If you are responsible enough to own a credit card, or perhaps even own a home, it should be no secret to you that not paying your bill on time negatively affects your credit score. But to what extent should you be worried? Do you know what happens to your credit score if you don’t pay your bills on time? And what should you do if you accidentally miss a payment?
How to Check your Credit Score
Before we get into the details of exactly how your credit score is affected by late payments, perhaps it would be useful to explain that you can access your credit report at any time, for free. So there’s absolutely no excuse to be left in the dark about your current credit score.
There are two simple ways to do this:
- Get your free credit score from credit.com
- Access your annual free credit report from either Equifax, Experian, or TransUnion
What Happens When You Miss a Payment
According to FICO, your credit score automatically drops between 60 to 110 points every time you miss a payment. And this will stay on your report for 7 years. Seems pretty drastic, right?
Luckily, your credit score isn’t affected until the late payment is reported to the credit agency. There is typically a 30 day grace period between the due date and the date the late payment is reported, especially with mortgage payments, car payments, and credit card payments. However, you will most likely be charged a late fee (usually around $25-$35) anytime you make a late payment. If you continue to miss the due dates, you will be charged additional fees.
Your interest rates will also rise on credit cards after making a late payment. The penalty APR is often as high as 29.99%. So it is important not to mess around with late payments on credit cards, especially if you don’t want to pay a bunch of unnecessary fees.

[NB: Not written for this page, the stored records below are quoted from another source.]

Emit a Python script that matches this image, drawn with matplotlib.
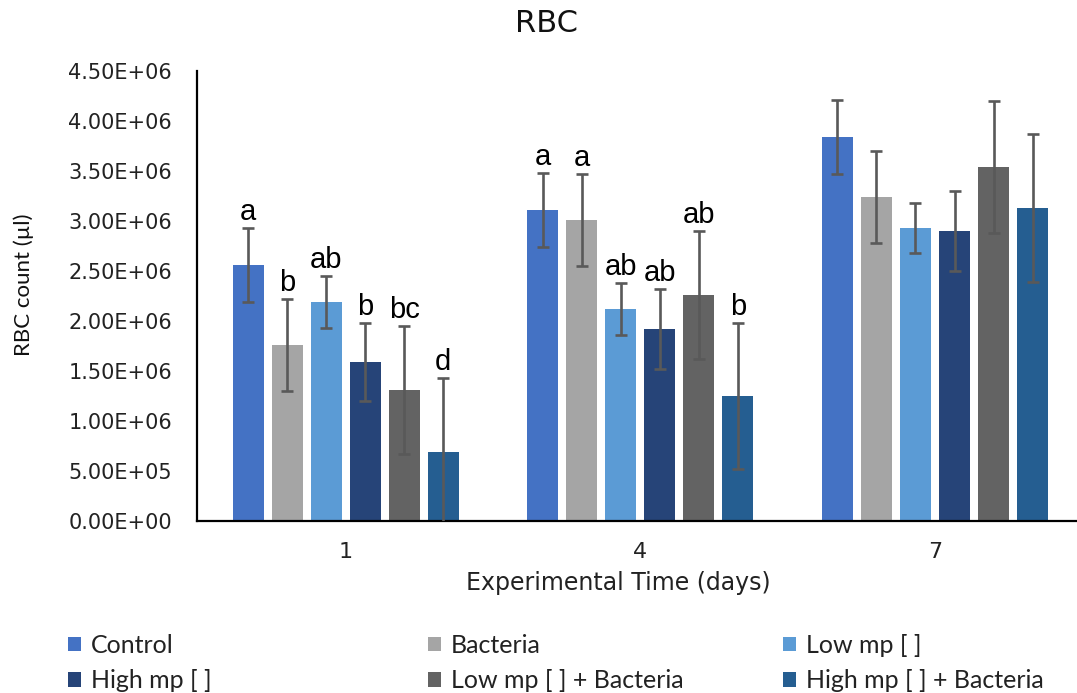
import numpy as np
import matplotlib
matplotlib.use("Agg")
import matplotlib.pyplot as plt
from matplotlib.ticker import FuncFormatter

# ---- data -------------------------------------------------------------
days = ["1", "4", "7"]
groups = ["Control", "Bacteria", "Low mp [ ]", "High mp [ ]",
          "Low mp [ ] + Bacteria", "High mp [ ] + Bacteria"]

control = [2.56e6, 3.11e6, 3.84e6]
bacteria = [1.76e6, 3.01e6, 3.24e6]
low_mp = [2.19e6, 2.12e6, 2.93e6]
high_mp = [1.59e6, 1.92e6, 2.90e6]
low_mp_bact = [1.31e6, 2.26e6, 3.54e6]
high_mp_bact = [0.69e6, 1.25e6, 3.13e6]

control_err = [0.37e6, 0.37e6, 0.37e6]
bacteria_err = [0.46e6, 0.46e6, 0.46e6]
low_mp_err = [0.26e6, 0.26e6, 0.25e6]
high_mp_err = [0.39e6, 0.40e6, 0.40e6]
low_mp_bact_err = [0.64e6, 0.64e6, 0.66e6]
high_mp_bact_err = [0.74e6, 0.73e6, 0.74e6]

control_sig = ["a", "a", ""]
bacteria_sig = ["b", "a", ""]
low_mp_sig = ["ab", "ab", ""]
high_mp_sig = ["b", "ab", ""]
low_mp_bact_sig = ["bc", "ab", ""]
high_mp_bact_sig = ["d", "b", ""]

yticks = [0, 5e5, 1e6, 1.5e6, 2e6, 2.5e6, 3e6, 3.5e6, 4e6, 4.5e6]

colors = ["#4472C4", "#A5A5A5", "#5B9BD5", "#264478", "#636363", "#255E91"]

means = [control, bacteria, low_mp, high_mp, low_mp_bact, high_mp_bact]
errs = [control_err, bacteria_err, low_mp_err, high_mp_err,
        low_mp_bact_err, high_mp_bact_err]
sigs = [control_sig, bacteria_sig, low_mp_sig, high_mp_sig,
        low_mp_bact_sig, high_mp_bact_sig]

# ---- figure -----------------------------------------------------------
fig = plt.figure(figsize=(10.77, 6.93), dpi=100)
ax = fig.add_axes([197 / 1077, 1 - 521 / 693, 1 - 197 / 1077, (521 - 71) / 693])

x = np.arange(len(days))
slot = 0.1324
width = 0.105
handles = []
for i, (m, e, s, c, name) in enumerate(zip(means, errs, sigs, colors, groups)):
    pos = x + (i - 2.5) * slot
    b = ax.bar(pos, m, width, color=c, label=name, zorder=2)
    ax.errorbar(pos, m, yerr=e, fmt="none", ecolor="#595959",
                elinewidth=1.9, capsize=4.2, capthick=1.9, zorder=3)
    handles.append(b)
    for px, val, er, lab in zip(pos, m, e, s):
        if lab:
            ax.annotate(lab, (px, val + er), xytext=(0, 6),
                        textcoords="offset points", ha="center",
                        va="baseline", fontsize=21,
                        family="Liberation Sans", color="black")

ax.set_xlim(-0.505, 2.482)
ax.set_ylim(0, 4.5e6)
ax.set_yticks(yticks)
ax.yaxis.set_major_formatter(FuncFormatter(lambda v, p: "{:.2E}".format(v)))
ax.set_xticks(x)
ax.set_xticklabels(days)

for side in ("top", "right"):
    ax.spines[side].set_visible(False)
for side in ("left", "bottom"):
    ax.spines[side].set_linewidth(1.6)
    ax.spines[side].set_color("black")

ax.tick_params(axis="y", length=0, pad=18, labelsize=15, labelcolor="#222222")
ax.tick_params(axis="x", length=0, pad=15, labelsize=16, labelcolor="#222222")

# titles and axis labels
fig.text(547 / 1077, 1 - 23 / 693, "RBC", ha="center", va="center",
         fontsize=22, color="#111111")
fig.text(618 / 1077, 1 - 583 / 693, "Experimental Time (days)",
         ha="center", va="center", fontsize=17, color="#222222")
fig.text(24 / 1077, 1 - 285 / 693, "RBC count (\u00b5l)", rotation=90,
         ha="center", va="center", fontsize=16, family="Lato",
         color="#111111")

# legend, three columns
col_x = [68, 428, 783]
order = [[0, 3], [1, 4], [2, 5]]
for cx, idx in zip(col_x, order):
    leg = fig.legend([handles[k] for k in idx], [groups[k] for k in idx],
                     loc="center left",
                     bbox_to_anchor=(cx / 1077, 1 - 663 / 693),
                     frameon=False, borderpad=0, borderaxespad=0,
                     handlelength=0.5, handleheight=0.5,
                     handletextpad=0.42, labelspacing=0.5,
                     prop={"family": "Lato", "size": 18})
    for t in leg.get_texts():
        t.set_color("#222222")

fig.savefig("out.png", dpi=100)
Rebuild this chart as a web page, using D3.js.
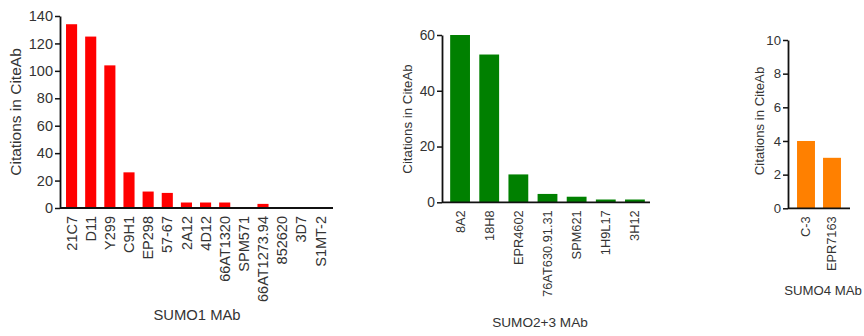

Also, if you have a promotional 0% APR cards, late payments will likely cause you to lose the promotional rate.
What Kinds of Bills Hurt Your Score the Most
You should always pay all of your bills on time. But if for some reason something drastically happens financially and you are unable, certain kinds of bills are more important to pay than others. The following kinds of bills should never be paid late:
- Home mortgage payments: always strive to pay your mortgage on time, as banks take mortgage loans very seriously, and payments are almost always reported to credit agencies
- Car payments: like home loan payments, car payments are almost always reported to credit agencies. Beware that the 30 day grace period doesn’t always apply with these loans
- Credit card bills: you will always be penalized with a late payment fee, even if your bill is only a few days late
- Utility bills: strangely enough, if you pay your utility bills on time it does nothing to help your credit score, but not paying them negatively affects your credit score
What Bills Can Be Paid Late in Emergencies
The following types of bills, if paid late, will hurt your credit score if they are reported after 30 days. However, these kinds of payments are typically only reported if it is necessary to turn them over to a collection agency after 180 days.
- Medical bills
- Rent payments
- Bank overdrafts
- Insurance payments
- Child support payments
What to do If you Miss a Payment
Pay the bill as soon as possible. The longer a bill goes unpaid, the more damage it does to your credit score.
For example, a bill that is 100 days late is more damaging to your score than a bill that is 31 days late.
If you are in otherwise good standing with your bank or bill company, request a removal of a late fee. It doesn’t hurt to ask, and they may be able to remove the late fee charge.
After you make a late payment, your interest rates will rise. To lower them, you must pay your bills on time for 6 months consecutively.
How to Prevent Yourself From Missing Future Payments
We all know life is hectic, and sometimes you have bigger issues on your mind than keeping 20 different bills sorted. With that said, there are several free tools and apps that can help you keep your finances organized. A popular and very effective one is Mint. Aside from telling you exactly when your bills are due, it gives you a clear breakdown of how your finances are spent each month.
Your credit score is important. It dictates your eligibility to access new lines of credit. It can even prevent you from being able to rent or purchase a home. So take it seriously, and do everything possible to keep your score as high as possible.